Wade doesn’t come across as a “let me be your buddy” type with his players. Beneath that cherubic 35-year-old face is some hard iron. He didn’t say what the four disciplined players did to earn what they got, but it’s obvious from his demeanor and tone he doesn’t put up with a load of foolishness.
“It’s a tough day any time you’ve got to make decisions like that,” Wade said on his weekly radio show Monday night, near the end of a day that started with a 6 a.m. film session that forced his team to face the horrors of the Auburn game. “But that’s why you’re the head coach."
Earlier Monday at a short and somber news conference, Wade said, “You have to maintain a culture. You have to maintain a level of discipline within your program.”
The middle of your first season, when you were picked last in the SEC before the season, is the best time to draw a line for the seasons to come. Though LSU caused some flutters with its back-to-back road wins at Texas A&M and Arkansas, expectations will never be lower than this season. If disciplining players costs you a game or more, now is the time.

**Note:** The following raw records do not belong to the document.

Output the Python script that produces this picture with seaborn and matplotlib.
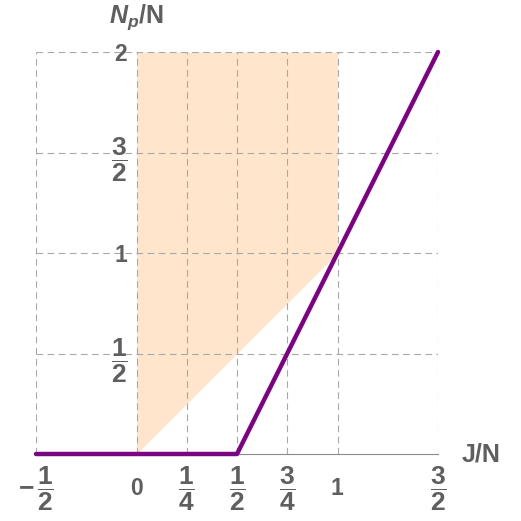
import matplotlib
matplotlib.use("Agg")
import matplotlib.pyplot as plt
import seaborn as sns
import numpy as np
import pandas as pd

# threshold curve N_p/N against J/N
curve_x = [-0.5, 0.5, 1.5]
curve_y = [0.0, 0.0, 2.0]

# shaded region: between y = x and y = 2 for 0 <= J/N <= 1
fill_x = [0.0, 1.0]
fill_lower = [0.0, 1.0]
fill_upper = [2.0, 2.0]

x_ticks = [-0.5, 0, 0.25, 0.5, 0.75, 1, 1.5]
x_tick_labels = [r"$-\,\dfrac{1}{2}$", r"$0$", r"$\dfrac{1}{4}$", r"$\dfrac{1}{2}$",
                 r"$\dfrac{3}{4}$", r"$1$", r"$\dfrac{3}{2}$"]
y_ticks = [0.5, 1, 1.5, 2]
y_tick_labels = [r"$\dfrac{1}{2}$", r"$1$", r"$\dfrac{3}{2}$", r"$2$"]

TEXT = "#5f5f5f"
PURPLE = "#7b0580"
PEACH = "#fee5cc"

sns.set_style("white")
plt.rcParams["font.family"] = ["Liberation Sans", "DejaVu Sans"]
plt.rcParams["mathtext.fontset"] = "custom"
plt.rcParams["mathtext.rm"] = "Liberation Sans:bold"
plt.rcParams["mathtext.bf"] = "Liberation Sans:bold"
plt.rcParams["mathtext.it"] = "Liberation Sans:bold:italic"
plt.rcParams["mathtext.sf"] = "Liberation Sans:bold"

W = 521
fig = plt.figure(figsize=(5.21, 5.21), dpi=100)
ax = fig.add_axes([36 / W, (W - 454) / W, (438 - 36) / W, (454 - 52) / W])

ax.fill_between(fill_x, fill_lower, fill_upper, color=PEACH, linewidth=0, zorder=1)

df = pd.DataFrame({"x": curve_x, "y": curve_y})
sns.lineplot(data=df, x="x", y="y", color=PURPLE, linewidth=3.2, ax=ax,
             clip_on=False, zorder=3)

ax.set_xlim(-0.5, 1.5)
ax.set_ylim(0, 2)
ax.set_xlabel("")
ax.set_ylabel("")

# axes cross at the origin
for side in ["top", "right"]:
    ax.spines[side].set_visible(False)
ax.spines["left"].set_position(("data", 0))
ax.spines["left"].set_color("none")
ax.spines["bottom"].set_color("#8a8a8a")
ax.spines["bottom"].set_linewidth(0.8)

ax.set_xticks(x_ticks)
ax.set_xticklabels(x_tick_labels)
ax.set_yticks(y_ticks)
ax.set_yticklabels(y_tick_labels)
ax.tick_params(axis="x", direction="in", length=5, width=0.7, color="#8a8a8a",
               pad=25, labelsize=16.5, labelcolor=TEXT)
ax.tick_params(axis="y", length=0, pad=6, labelsize=16.5, labelcolor=TEXT)
plt.setp(ax.get_xticklabels(), va="center")
for lab in ax.get_xticklabels() + ax.get_yticklabels():
    if "dfrac" in lab.get_text():
        lab.set_fontsize(19)

ax.set_axisbelow("line")
ax.grid(True, color="#a8a8a8", linestyle=(0, (6, 4)), linewidth=0.8)

ax.annotate("J/N", xy=(1, 0), xycoords="axes fraction", xytext=(17, 0),
            textcoords="offset points", ha="left", va="center",
            fontsize=18, fontweight="bold", color=TEXT, annotation_clip=False)
ax.annotate(r"$N_p$/N", xy=(0, 2), xycoords="data", xytext=(0, 21),
            textcoords="offset points", ha="center", va="baseline",
            fontsize=18, fontweight="bold", color=TEXT, annotation_clip=False)

fig.savefig("out.png", dpi=100)
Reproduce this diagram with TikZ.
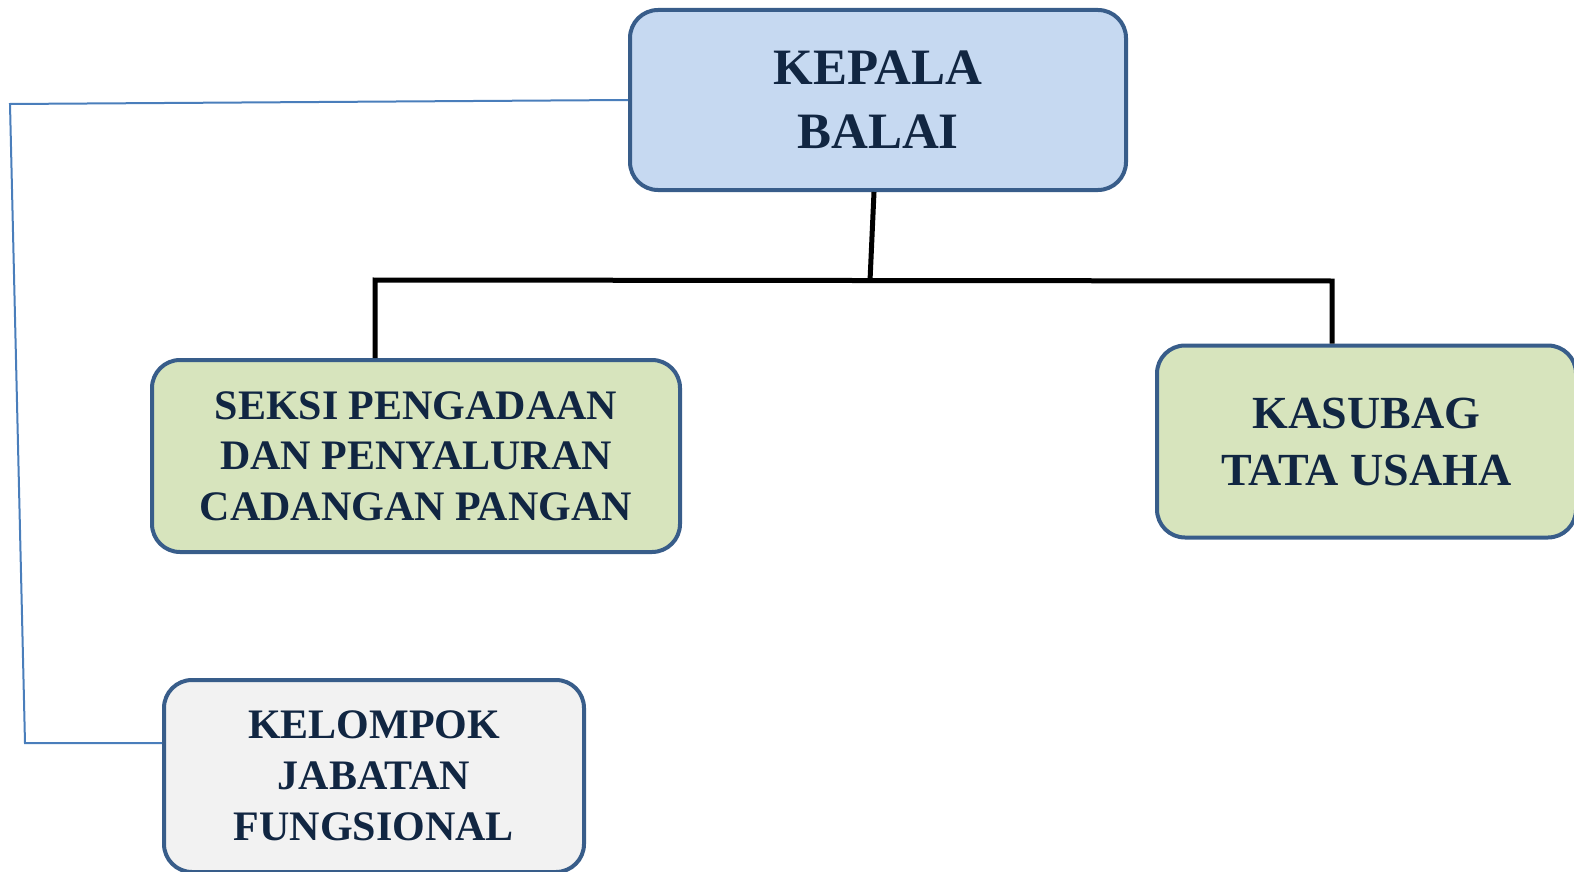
\documentclass[tikz,border=0pt]{standalone}
\usepackage{fontspec}
\setmainfont{Liberation Serif}
\usetikzlibrary{positioning}

\definecolor{garistepi}{RGB}{56,93,138}
\definecolor{teksbiru}{RGB}{17,38,66}
\definecolor{birumuda}{RGB}{198,217,241}
\definecolor{hijaumuda}{RGB}{215,228,189}
\definecolor{abumuda}{RGB}{242,242,242}
\definecolor{garisbiru}{RGB}{74,126,187}

\begin{document}
\begin{tikzpicture}[x=0.5pt, y=-0.5pt,
    kotak/.style={draw=garistepi, line width=2pt, rounded corners=14pt,
                  align=center, inner sep=0pt, text=teksbiru},
    hubung/.style={draw=black, line width=2.5pt, line join=miter},
    hubungtipis/.style={draw=garisbiru, line width=1pt}]

    % Ukuran halaman sama dengan gambar acuan
    \useasboundingbox (0,0) rectangle (1574,872);

    % Kotak pimpinan di atas
    \node[kotak, fill=birumuda, minimum width=248pt, minimum height=90pt,
          font=\fontsize{25.5}{32}\selectfont\bfseries] (kepala) at (878,100) {KEPALA\\BALAI};

    % Dua kotak di bawahnya
    \node[kotak, fill=hijaumuda, minimum width=264pt, minimum height=96pt,
          font=\fontsize{21}{25.3}\selectfont\bfseries] (seksi) at (416,456)
          {SEKSI PENGADAAN\\DAN PENYALURAN\\CADANGAN PANGAN};
    \node[kotak, fill=hijaumuda, minimum width=209.5pt, minimum height=96pt,
          font=\fontsize{23}{28.5}\selectfont\bfseries] (kasubag) at (1366.5,441.5)
          {KASUBAG\\TATA USAHA};

    % Kotak jabatan fungsional (kiri bawah)
    \node[kotak, fill=abumuda, minimum width=210pt, minimum height=96pt,
          font=\fontsize{21}{25.5}\selectfont\bfseries] (kelompok) at (374,776)
          {KELOMPOK\\JABATAN\\FUNGSIONAL};

    % Titik cabang garis hitam
    \coordinate (cabang) at (870,281);
    \coordinate (cabangkiri) at (375,280);
    \coordinate (cabangkanan) at (1332,281);

    % Garis hitam dari kepala ke dua kotak
    \draw[hubung] ([xshift=-2pt]kepala.south) -- (cabang);
    \draw[hubung] (cabangkiri |- seksi.north) -- (cabangkiri) -- (cabangkanan)
        -- (cabangkanan |- kasubag.north);

    % Garis biru tipis ke kelompok jabatan fungsional
    \coordinate (belok1) at (10,104);
    \coordinate (belok2) at (25,743);
    \draw[hubungtipis] (kepala.west) -- (belok1) -- (belok2) -- (belok2 -| kelompok.west);

\end{tikzpicture}
\end{document}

Regardless, it’s quite a load for this LSU program and its young coach to deal with all at once. Monday had already brought national scrutiny as an NBCSports.com story questioned LSU’s previously reported decisions to bring in transfer forward Kavell Bigby-Williams from Oregon and pursue a commitment from five-star forward Emmitt Williams.
Bigby-Williams, sitting out this season under NCAA transfer rules, arrived at LSU after being investigated under a rape charge from 2016. Bigby-Williams was never charged. Williams was arrested in October on charges of sexual battery and false imprisonment. Charges were filed but dropped in December.
Wade was unable to comment publicly on Williams because he is not an LSU signee. Of Bigby-Williams, Wade told The Advocate’s Sheldon Mickles on Monday: “We issued a statement on Kavell when we signed him, and we’re sticking by what we issued.” That statement said LSU had fully investigated Bigby-Williams and was satisfied with its ability to sign him in good conscience. It is worth noting that Oregon didn’t suspend him during the 2016-17 season after he was charged.
It’s right that LSU and Wade get closely examined for the players it has and wants to bring into the program.